Table 1. The result of aligning eigenvalues of the left hippocampus to the right one using the same case as in Fig. 2a.

In order to show the variation of eigenvalues of manifolds before and after mapping, we list the 2nd to 8th eigenvalues of left hippocampus (before and after mapping) and the right hippocampus in Table 1. The eigenvalues are normalized by the first nonzero one to remove the scale factor. It can be seen that after applying the spectrum alignment algorithm, the eigenvalues of the source manifold have been changed in order to well align with the target ones.

4 Conclusion

In this paper, we present a registration-free method to quantify the deformation between shapes.
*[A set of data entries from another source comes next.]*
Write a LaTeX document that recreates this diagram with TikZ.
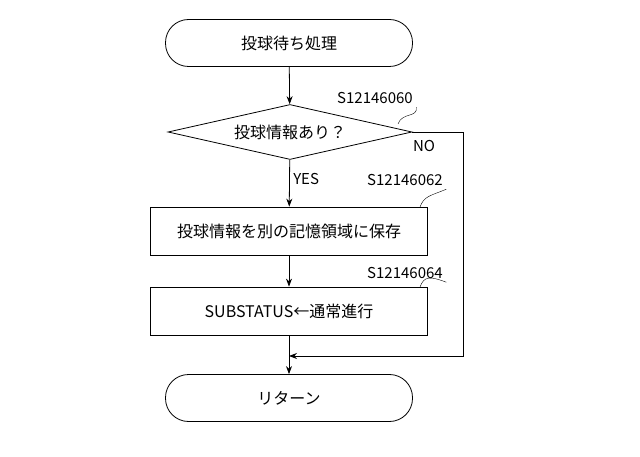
\documentclass[tikz,border=0pt]{standalone}
\usepackage{fontspec}
\setmainfont{Noto Sans CJK JP}
\usetikzlibrary{shapes.geometric,arrows.meta}
\begin{document}
\begin{tikzpicture}[
        x=1pt, y=-1pt,
        terminal/.style={rectangle, draw, thick, rounded corners=23pt, minimum width=247pt, minimum height=47pt, font=\fontsize{16}{19}\selectfont},
        decision/.style={diamond, draw, thick, aspect=4.4, minimum width=244pt, minimum height=55pt, inner sep=0pt, font=\fontsize{16}{19}\selectfont},
        process/.style={rectangle, draw, thick, minimum width=277pt, minimum height=48pt, font=\fontsize{16}{19}\selectfont},
        steplabel/.style={font=\fontsize{15}{17}\selectfont},
        flow/.style={thick, -{Stealth[length=8pt,width=6pt]}}
    ]
        \useasboundingbox (0,0) rectangle (640,457);

        \node[terminal] (start) at (289,43) {投球待ち処理};
        \node[decision] (check) at (290,132) {投球情報あり？};
        \node[process] (save) at (289,231) {投球情報を別の記憶領域に保存};
        \node[process] (substatus) at (289,311) {SUBSTATUS←通常進行};
        \node[terminal] (ret) at (289,398) {リターン};
        \coordinate (join) at (289,356);
        \coordinate (corner1) at (463,132);
        \coordinate (corner2) at (463,356);

        \draw[flow] (start) -- (check);
        \draw[flow] (check) -- (save) node[pos=0.4, right, steplabel] {YES};
        \draw[flow] (save) -- (substatus);
        \draw[thick] (substatus) -- (join);
        \draw[flow] (join) -- (ret);
        \draw[flow] (check.east) -- (corner1) -- (corner2) -- (join);
        \node[steplabel] (nolabel) at (424,146) {NO};

        % step labels
        \node[steplabel] (s0) at (375,98) {S12146060};
        \node[steplabel] (s2) at (405,180) {S12146062};
        \node[steplabel] (s4) at (405,273) {S12146064};
        \coordinate (c0) at (398,124);
        \coordinate (c2) at (420,207);
        \coordinate (c4) at (420,287);
        \draw (c0) .. controls (402,112) and (418,118) .. (s0.south east);
        \draw (c2) .. controls (424,196) and (430,196) .. (s2.south east);
        \draw (c4) .. controls (424,276) and (430,276) .. (s4.south east);
\end{tikzpicture}
\end{document}
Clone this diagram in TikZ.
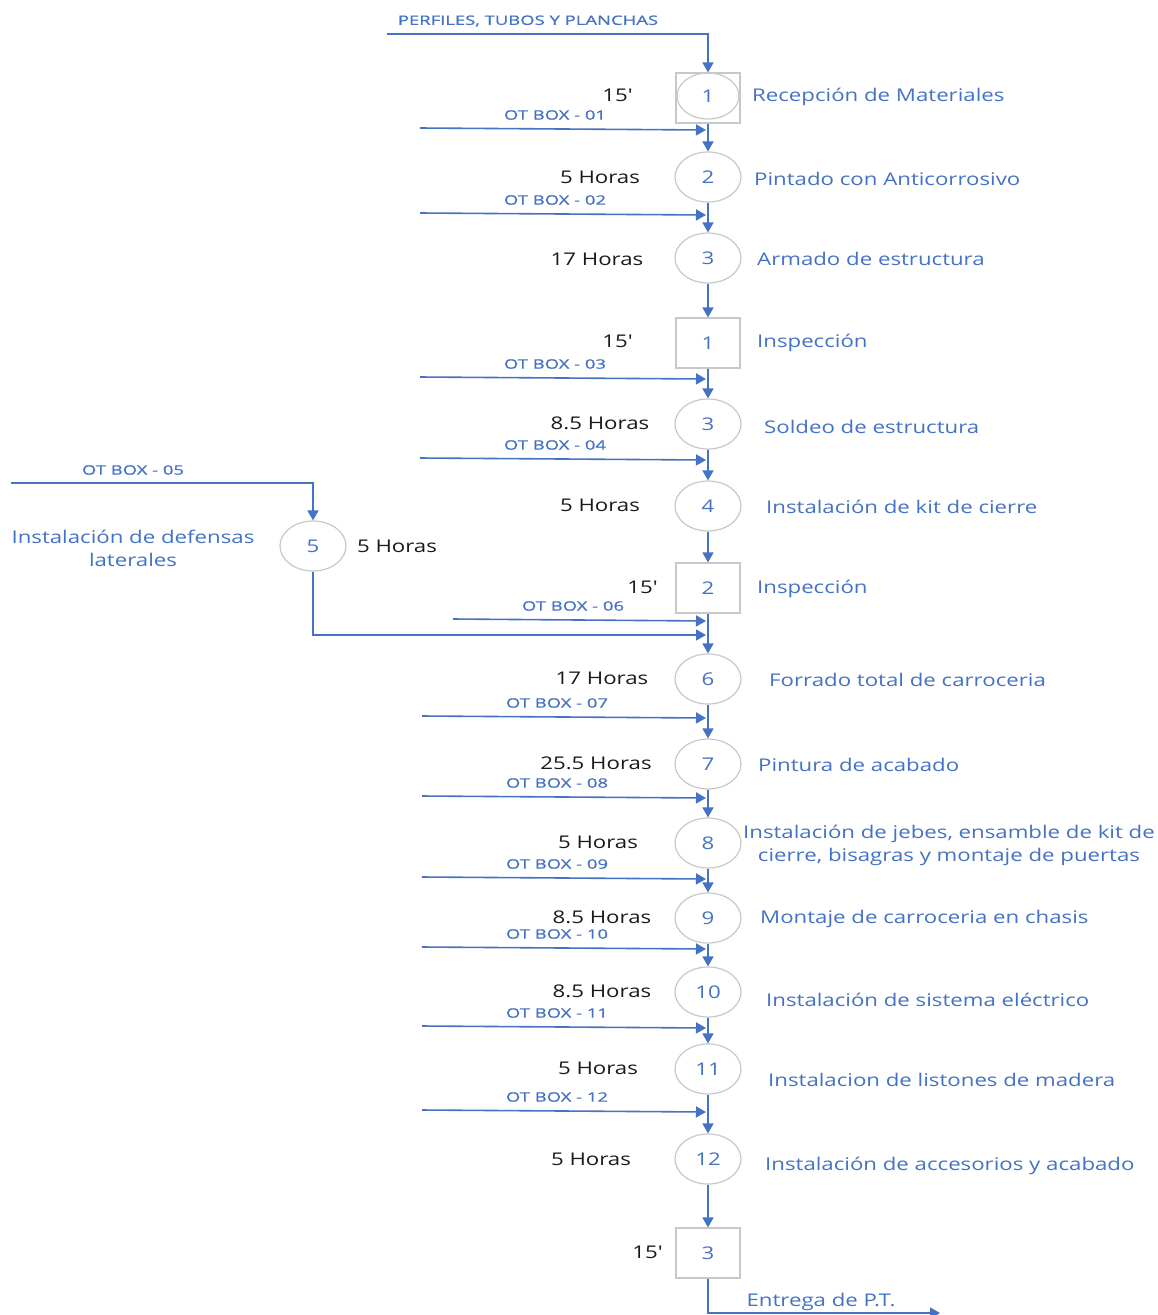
\documentclass[tikz,border=0pt]{standalone}
\usepackage{fontspec}
\setmainfont[FakeStretch=1.27]{Open Sans}
\newfontfamily\otfont[FakeStretch=1.42,FakeBold=0.7]{Open Sans}
\usetikzlibrary{arrows.meta,shapes.geometric}
\definecolor{flowblue}{HTML}{4472C4}
\definecolor{outline}{HTML}{C8C8C8}
\definecolor{timetext}{HTML}{1A1A1A}
\begin{document}
\begin{tikzpicture}[x=1pt,y=-1pt,
  link/.style={draw=flowblue,line width=1.6pt},
  flow/.style={link,-{Triangle[length=10pt,width=11pt]}},
  op/.style={ellipse,draw=outline,line width=1.2pt,minimum width=66pt,minimum height=50pt,
    inner sep=0pt,text=flowblue,font=\fontsize{17.5}{20}\selectfont},
  insp/.style={rectangle,draw=outline,line width=1.2pt,minimum width=64pt,minimum height=50pt,
    inner sep=0pt,text=flowblue,font=\fontsize{17.5}{20}\selectfont},
  desc/.style={text=flowblue,anchor=west,inner sep=0pt,yshift=-2pt,font=\fontsize{17.5}{23}\selectfont},
  tlabel/.style={text=timetext,inner sep=0pt,font=\fontsize{17.5}{22}\selectfont},
  ot/.style={text=flowblue,inner sep=0pt,font=\otfont\fontsize{13}{15}\selectfont},
]
\useasboundingbox (0,0) rectangle (1157,1315);
\fill[white] (0,0) rectangle (1157,1315);

% ---------- main column ----------
\node[insp] (r1) at (708,98) {};
\node[op,minimum width=62pt,minimum height=46pt] (c1) at (708,96) {1};
\node[op] (op2) at (708,177) {2};
\node[op] (op3) at (708,258) {3};
\node[insp] (in1) at (708,343) {1};
\node[op] (op3b) at (708,424) {3};
\node[op] (op4) at (708,506) {4};
\node[insp] (in2) at (708,588) {2};
\node[op] (op6) at (708,679) {6};
\node[op] (op7) at (708,764) {7};
\node[op] (op8) at (708,843) {8};
\node[op] (op9) at (708,918) {9};
\node[op] (op10) at (708,992) {10};
\node[op] (op11) at (708,1069) {11};
\node[op] (op12) at (708,1159) {12};
\node[insp] (in3) at (708,1253) {3};

% side operation
\node[op] (op5) at (313,546) {5};

% ---------- descriptions ----------
\node[desc] (d1) at (752,95) {Recepción de Materiales};
\node[desc] (d2) at (754,177) {Pintado con Anticorrosivo};
\node[desc] (d3) at (757,257) {Armado de estructura};
\node[desc] (d4) at (757,341) {Inspección};
\node[desc] (d5) at (764,425) {Soldeo de estructura};
\node[desc] (d6) at (766,505) {Instalación de kit de cierre};
\node[desc] (d7) at (757,587) {Inspección};
\node[desc] (d8) at (769,678) {Forrado total de carroceria};
\node[desc] (d9) at (758,763) {Pintura de acabado};
\node[desc,anchor=center,align=center] (d10) at (949,843)
  {Instalación de jebes, ensamble de kit de\\cierre, bisagras y montaje de puertas};
\node[desc] (d11) at (760,917) {Montaje de carroceria en chasis};
\node[desc] (d12) at (766,998) {Instalación de sistema eléctrico};
\node[desc] (d13) at (768,1078) {Instalacion de listones de madera};
\node[desc] (d14) at (765,1164) {Instalación de accesorios y acabado};
\node[desc,anchor=center,align=center] (d15) at (133,546) {Instalación de defensas\\laterales};
\node[desc,anchor=center] (d16) at (821,1300) {Entrega de P.T.};

% ---------- times ----------
\node[tlabel] (t1) at (617,95) {15\textquotesingle};
\node[tlabel] (t2) at (600,177) {5 Horas};
\node[tlabel] (t3) at (597,259) {17 Horas};
\node[tlabel] (t4) at (617,341) {15\textquotesingle};
\node[tlabel] (t5) at (600,423) {8.5 Horas};
\node[tlabel] (t6) at (600,505) {5 Horas};
\node[tlabel] (t7) at (642,587) {15\textquotesingle};
\node[tlabel] (t8) at (602,678) {17 Horas};
\node[tlabel] (t9) at (596,763) {25.5 Horas};
\node[tlabel] (t10) at (598,842) {5 Horas};
\node[tlabel] (t11) at (602,917) {8.5 Horas};
\node[tlabel] (t12) at (602,991) {8.5 Horas};
\node[tlabel] (t13) at (598,1068) {5 Horas};
\node[tlabel] (t14) at (591,1159) {5 Horas};
\node[tlabel] (t15) at (647,1252) {15\textquotesingle};
\node[tlabel] (t16) at (397,546) {5 Horas};

% ---------- material labels ----------
\node[ot] (m0) at (528,21) {PERFILES, TUBOS Y PLANCHAS};
\node[ot] (m1) at (555,115) {OT BOX - 01};
\node[ot] (m2) at (555,200) {OT BOX - 02};
\node[ot] (m3) at (555,364) {OT BOX - 03};
\node[ot] (m4) at (555,445) {OT BOX - 04};
\node[ot] (m5) at (133,470) {OT BOX - 05};
\node[ot] (m6) at (573,606) {OT BOX - 06};
\node[ot] (m7) at (557,703) {OT BOX - 07};
\node[ot] (m8) at (557,783) {OT BOX - 08};
\node[ot] (m9) at (557,864) {OT BOX - 09};
\node[ot] (m10) at (557,934) {OT BOX - 10};
\node[ot] (m11) at (557,1013) {OT BOX - 11};
\node[ot] (m12) at (557,1097) {OT BOX - 12};

% ---------- feed coordinates ----------
\coordinate (s0) at (387,34);
\coordinate (s1) at (420,128);  \coordinate (e1) at (706,130);
\coordinate (s2) at (420,213);  \coordinate (e2) at (706,215);
\coordinate (s3) at (420,377);  \coordinate (e3) at (706,379);
\coordinate (s4) at (420,458);  \coordinate (e4) at (706,460);
\coordinate (s5) at (11,483);
\coordinate (s6) at (453,619);  \coordinate (e6) at (706,621);
\coordinate (j5) at (706,635);
\coordinate (s7) at (422,716);  \coordinate (e7) at (706,718);
\coordinate (s8) at (422,796);  \coordinate (e8) at (706,798);
\coordinate (s9) at (422,877);  \coordinate (e9) at (706,879);
\coordinate (s10) at (422,947); \coordinate (e10) at (706,949);
\coordinate (s11) at (422,1026);\coordinate (e11) at (706,1028);
\coordinate (s12) at (422,1110);\coordinate (e12) at (706,1112);
\coordinate (out) at (940,1313);

% ---------- main flow ----------
\draw[flow] (s0) -| (r1.north);
\draw[flow] (r1.south) -- (op2.north);
\draw[flow] (op2.south) -- (op3.north);
\draw[flow] (op3.south) -- (in1.north);
\draw[flow] (in1.south) -- (op3b.north);
\draw[flow] (op3b.south) -- (op4.north);
\draw[flow] (op4.south) -- (in2.north);
\draw[flow] (in2.south) -- (op6.north);
\draw[flow] (op6.south) -- (op7.north);
\draw[flow] (op7.south) -- (op8.north);
\draw[flow] (op8.south) -- (op9.north);
\draw[flow] (op9.south) -- (op10.north);
\draw[flow] (op10.south) -- (op11.north);
\draw[flow] (op11.south) -- (op12.north);
\draw[flow] (op12.south) -- (in3.north);
\draw[flow] (in3.south) |- (out);

% side branch
\draw[flow] (s5) -| (op5.north);
\draw[flow] (op5.south) |- (j5);

% ---------- material feeds ----------
\foreach \k in {1,2,3,4,6,7,8,9,10,11,12}
  \draw[flow] (s\k) -- (e\k);
\end{tikzpicture}
\end{document}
The result of spectral alignment of shape spectrum can provide the scale function which defines the deformation of each vertex. This method can be used for diagnosing the local deformation of hippocampus that is affected by epilepsy. It can be applied to other morphometry analyses as well. The proposed method can handle complicated meshes with more than 5000 or 10,000 vertices on regular desktops and laptops. The algorithm relies on the linear system, which will be highly scalable on GPU or cloud computing. Furthermore, we will apply our method on the brain and other surfaces in the future.